Insert exasperated sigh here. Damon, my husband, loves football and video games. And books with pictures LOL. I think part of what brought us together was our ability to enjoy those things together. But that was pre-kids. I've never been into football really. I'm into socializing and the energy of people who are passionate about it. So going to someone's house or whatever to watch a game sounds like a really good time. Especially if we can throw some booze in the mix. But with a preschooler and a breastfeeding infant, I have to subtract booze (well, I can have a drink, but I'm not a one drink kind of girl). A nosy, talkative preschooler means that I'm keeping her out of things, listening to her stories and trying to keep her from talking the ears off of an unsuspecting, childless adult who didn't realize that telling her they like her hair meant they were best friends and thus needed to hear everything she's done the past... 3yrs of her life LOL. And the infant, if I set him down when he's not in the mood, or his dad looks at him funny, well, the price is a good 15min of him screaming like he's been stabbed. I don't have a problem with these things, I'm used to it. I'm just not always excited about dealing with it in someone else's home. So now I'm the party pooper that usually doesn't want to go anywhere.

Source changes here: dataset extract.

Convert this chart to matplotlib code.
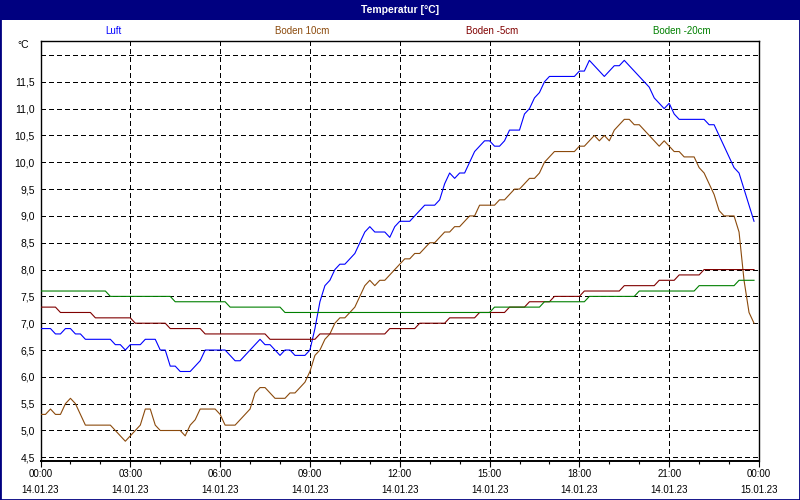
import matplotlib
matplotlib.use("Agg")
import matplotlib.pyplot as plt
from matplotlib.patches import Rectangle

plt.rcParams['font.family'] = ['Liberation Sans', 'DejaVu Sans']

# Messwerte 14.01.23, nur die Knickpunkte (10-Minuten-Werte)
luft_zeit = ["00:00", "00:20", "00:30", "00:40", "00:50", "01:00", "01:10", "01:20", "01:30", "02:20",
             "02:30", "02:40", "02:50", "03:00", "03:20", "03:30", "03:50", "04:00", "04:10", "04:20",
             "04:30", "04:40", "05:00", "05:10", "05:20", "05:30", "06:10", "06:20", "06:30", "06:40",
             "06:50", "07:00", "07:10", "07:20", "07:30", "07:40", "07:50", "08:00", "08:10", "08:20",
             "08:30", "08:50", "09:00", "09:10", "09:20", "09:30", "09:40", "09:50", "10:00", "10:10",
             "10:20", "10:30", "10:40", "10:50", "11:00", "11:10", "11:30", "11:40", "11:50", "12:00",
             "12:20", "12:30", "12:40", "12:50", "13:10", "13:20", "13:30", "13:40", "13:50", "14:00",
             "14:10", "14:20", "14:30", "14:40", "14:50", "15:00", "15:10", "15:20", "15:30", "15:40",
             "16:00", "16:10", "16:20", "16:30", "16:40", "16:50", "17:00", "17:50", "18:00", "18:10",
             "18:20", "18:30", "18:40", "18:50", "19:00", "19:10", "19:20", "19:30", "19:40", "19:50",
             "20:00", "20:10", "20:20", "20:30", "20:40", "20:50", "21:00", "21:10", "21:20", "22:10",
             "22:20", "22:30", "22:40", "22:50", "23:00", "23:10", "23:20", "23:30", "23:40", "23:50"]
luft_temp = [6.9, 6.9, 6.8, 6.8, 6.9, 6.9, 6.8, 6.8, 6.7, 6.7,
             6.6, 6.6, 6.5, 6.6, 6.6, 6.7, 6.7, 6.5, 6.5, 6.2,
             6.2, 6.1, 6.1, 6.2, 6.3, 6.5, 6.5, 6.4, 6.3, 6.3,
             6.4, 6.5, 6.6, 6.7, 6.6, 6.6, 6.5, 6.4, 6.5, 6.5,
             6.4, 6.4, 6.5, 6.9, 7.4, 7.7, 7.8, 8.0, 8.1, 8.1,
             8.2, 8.3, 8.5, 8.7, 8.8, 8.7, 8.7, 8.6, 8.8, 8.9,
             8.9, 9.0, 9.1, 9.2, 9.2, 9.3, 9.6, 9.8, 9.7, 9.8,
             9.8, 10.0, 10.2, 10.3, 10.4, 10.4, 10.3, 10.3, 10.4, 10.6,
             10.6, 10.9, 11.0, 11.2, 11.3, 11.5, 11.6, 11.6, 11.7, 11.7,
             11.9, 11.8, 11.7, 11.6, 11.7, 11.8, 11.8, 11.9, 11.8, 11.7,
             11.6, 11.5, 11.4, 11.2, 11.1, 11.0, 11.1, 10.9, 10.8, 10.8,
             10.7, 10.7, 10.5, 10.3, 10.1, 9.9, 9.8, 9.5, 9.2, 8.9]

b10_zeit = ["00:00", "00:10", "00:20", "00:30", "00:40", "00:50", "01:00", "01:10", "01:20", "01:30",
            "02:20", "02:30", "02:40", "02:50", "03:00", "03:10", "03:20", "03:30", "03:40", "03:50",
            "04:00", "04:40", "04:50", "05:00", "05:10", "05:20", "05:50", "06:00", "06:10", "06:30",
            "06:40", "06:50", "07:00", "07:10", "07:20", "07:30", "07:40", "07:50", "08:10", "08:20",
            "08:30", "08:40", "08:50", "09:00", "09:10", "09:20", "09:30", "09:40", "09:50", "10:00",
            "10:10", "10:20", "10:30", "10:40", "10:50", "11:00", "11:10", "11:20", "11:30", "11:40",
            "11:50", "12:00", "12:10", "12:20", "12:30", "12:40", "12:50", "13:00", "13:10", "13:20",
            "13:30", "13:40", "13:50", "14:00", "14:10", "14:20", "14:30", "14:40", "15:10", "15:20",
            "15:30", "15:40", "15:50", "16:00", "16:10", "16:20", "16:30", "16:40", "16:50", "17:00",
            "17:10", "17:50", "18:00", "18:10", "18:20", "18:30", "18:40", "18:50", "19:00", "19:10",
            "19:20", "19:30", "19:40", "19:50", "20:00", "20:10", "20:20", "20:30", "20:40", "20:50",
            "21:00", "21:10", "21:20", "21:30", "21:50", "22:00", "22:10", "22:20", "22:30", "22:40",
            "22:50", "23:10", "23:20", "23:30", "23:40", "23:50"]
b10_temp = [5.3, 5.3, 5.4, 5.3, 5.3, 5.5, 5.6, 5.5, 5.3, 5.1,
            5.1, 5.0, 4.9, 4.8, 4.9, 5.0, 5.1, 5.4, 5.4, 5.1,
            5.0, 5.0, 4.9, 5.1, 5.2, 5.4, 5.4, 5.3, 5.1, 5.1,
            5.2, 5.3, 5.4, 5.7, 5.8, 5.8, 5.7, 5.6, 5.6, 5.7,
            5.7, 5.8, 5.9, 6.1, 6.4, 6.5, 6.7, 6.8, 7.0, 7.1,
            7.1, 7.2, 7.3, 7.5, 7.7, 7.8, 7.7, 7.8, 7.8, 7.9,
            8.0, 8.1, 8.2, 8.2, 8.3, 8.3, 8.4, 8.5, 8.5, 8.6,
            8.7, 8.7, 8.8, 8.8, 8.9, 9.0, 9.0, 9.2, 9.2, 9.3,
            9.3, 9.4, 9.5, 9.5, 9.6, 9.7, 9.7, 9.8, 10.0, 10.1,
            10.2, 10.2, 10.3, 10.3, 10.4, 10.5, 10.4, 10.5, 10.4, 10.6,
            10.7, 10.8, 10.8, 10.7, 10.7, 10.6, 10.5, 10.4, 10.3, 10.4,
            10.3, 10.2, 10.2, 10.1, 10.1, 9.9, 9.8, 9.6, 9.4, 9.1,
            9.0, 9.0, 8.7, 7.8, 7.2, 7.0]

b5_zeit = ["00:00", "00:30", "00:40", "01:40", "01:50", "03:00", "03:10", "04:10", "04:20", "05:20",
           "05:30", "07:30", "07:40", "09:10", "09:20", "11:30", "11:40", "12:30", "12:40", "13:30",
           "13:40", "14:30", "14:40", "15:30", "15:40", "16:10", "16:20", "17:00", "17:10", "18:00",
           "18:10", "19:20", "19:30", "20:30", "20:40", "21:10", "21:20", "22:00", "22:10", "23:50"]
b5_temp = [7.3, 7.3, 7.2, 7.2, 7.1, 7.1, 7.0, 7.0, 6.9, 6.9,
           6.8, 6.8, 6.7, 6.7, 6.8, 6.8, 6.9, 6.9, 7.0, 7.0,
           7.1, 7.1, 7.2, 7.2, 7.3, 7.3, 7.4, 7.4, 7.5, 7.5,
           7.6, 7.6, 7.7, 7.7, 7.8, 7.8, 7.9, 7.9, 8.0, 8.0]

b20_zeit = ["00:00", "02:10", "02:20", "04:20", "04:30", "06:10", "06:20", "08:00", "08:10", "15:00",
            "15:10", "16:40", "16:50", "18:10", "18:20", "19:50", "20:00", "21:50", "22:00", "23:10",
            "23:20", "23:50"]
b20_temp = [7.6, 7.6, 7.5, 7.5, 7.4, 7.4, 7.3, 7.3, 7.2, 7.2,
            7.3, 7.3, 7.4, 7.4, 7.5, 7.5, 7.6, 7.6, 7.7, 7.7,
            7.8, 7.8]

namen = ["Luft", "Boden 10cm", "Boden -5cm", "Boden -20cm"]
farben = ["#0000ff", "#8b4a0c", "#800000", "#008000"]

x_ticks = [0, 3, 6, 9, 12, 15, 18, 21, 24]
x_labels = ["00:00\n14.01.23", "03:00\n14.01.23", "06:00\n14.01.23", "09:00\n14.01.23",
            "12:00\n14.01.23", "15:00\n14.01.23", "18:00\n14.01.23", "21:00\n14.01.23",
            "00:00\n15.01.23"]
y_ticks = [4.5, 5.0, 5.5, 6.0, 6.5, 7.0, 7.5, 8.0, 8.5, 9.0, 9.5, 10.0, 10.5, 11.0, 11.5, 12.0]


def stunden(zeiten):
    return [int(z[:2]) + int(z[3:]) / 60 for z in zeiten]


fig = plt.figure(figsize=(8, 5), dpi=100)
fig.patch.set_facecolor("white")

# Titelleiste und Rahmen
fig.patches.append(Rectangle((0, 0), 1, 1, transform=fig.transFigure, fill=False,
                             edgecolor="#000080", linewidth=2.0))
fig.patches.append(Rectangle((0, 1 - 20 / 500), 1, 20 / 500, transform=fig.transFigure,
                             facecolor="#000080", edgecolor="none"))
fig.text(0.5, 1 - 10 / 500, "Temperatur [°C]", color="white", fontsize=7.5,
         fontweight="bold", ha="center", va="center")

ax = fig.add_axes([40.5 / 800, 1 - 460.7 / 500, 718.5 / 800, 420.2 / 500])

serien = [(luft_zeit, luft_temp), (b10_zeit, b10_temp), (b5_zeit, b5_temp), (b20_zeit, b20_temp)]
for (zeit, temp), farbe in zip(serien, farben):
    ax.plot(stunden(zeit), temp, color=farbe, linewidth=0.8, zorder=3)

# Legende oben als farbige Texte
for i, (name, farbe) in enumerate(zip(namen, farben)):
    fig.text((113 + i * 189.5) / 800, 1 - 31 / 500, name, color=farbe, fontsize=7,
             ha="center", va="center")

fig.text(29 / 800, 1 - 45 / 500, "°C", fontsize=7.5, ha="right", va="center")

ax.set_xlim(0, 24)
ax.set_ylim(4.437, 12.27)
ax.set_xticks(x_ticks)
ax.set_xticklabels(x_labels, fontsize=7, linespacing=1.75)
ax.set_xticks(range(25), minor=True)
ax.set_yticks(y_ticks)
ax.set_yticklabels([f"{v:.1f}".replace(".", ",") if v < 12 else "" for v in y_ticks], fontsize=7.5)

ax.tick_params(axis="x", which="major", length=4, width=0.8, direction="out", pad=2)
ax.tick_params(axis="x", which="minor", length=2.5, width=0.8, direction="out")
ax.tick_params(axis="y", length=0, pad=4)

ax.grid(True, which="major", color="black", linestyle=(0, (4, 3)), linewidth=0.75)
for gl in ax.get_xgridlines() + ax.get_ygridlines():
    gl.set_antialiased(False)

for s in ax.spines.values():
    s.set_color("black")
    s.set_linewidth(1.0)
ax.spines["bottom"].set_linewidth(1.4)

fig.savefig("out.png", dpi=100)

Video games. I like video games. I used to watch him play his role playing games and we would play action games and fighting games together. He's always on the hunt for a game that we'll play together. It makes me tired just thinking about playing one of those games. Let's assume the baby is napping. Having to read and follow along and learn button pressing combinations while my daughter is all over me, talking, grabbing my chin trying to force eye contact while she tells one of her rambling stories, or dancing and singing in the way of me even seeing the screen, all with the perpetual exhaustion that is the first several months of infant care... No thank, you. It's not fun to me anymore. Makes me want to take a nap. For some reason, I am able to play puzzle type games (tetris, boggle, etc) without feeling like I need a nap. Probably some left brain, right brain thing.
I wish Damon really understood that I have this attitude about these things not because I just don't like these things anymore, but because I'm truly not able to have fun with them.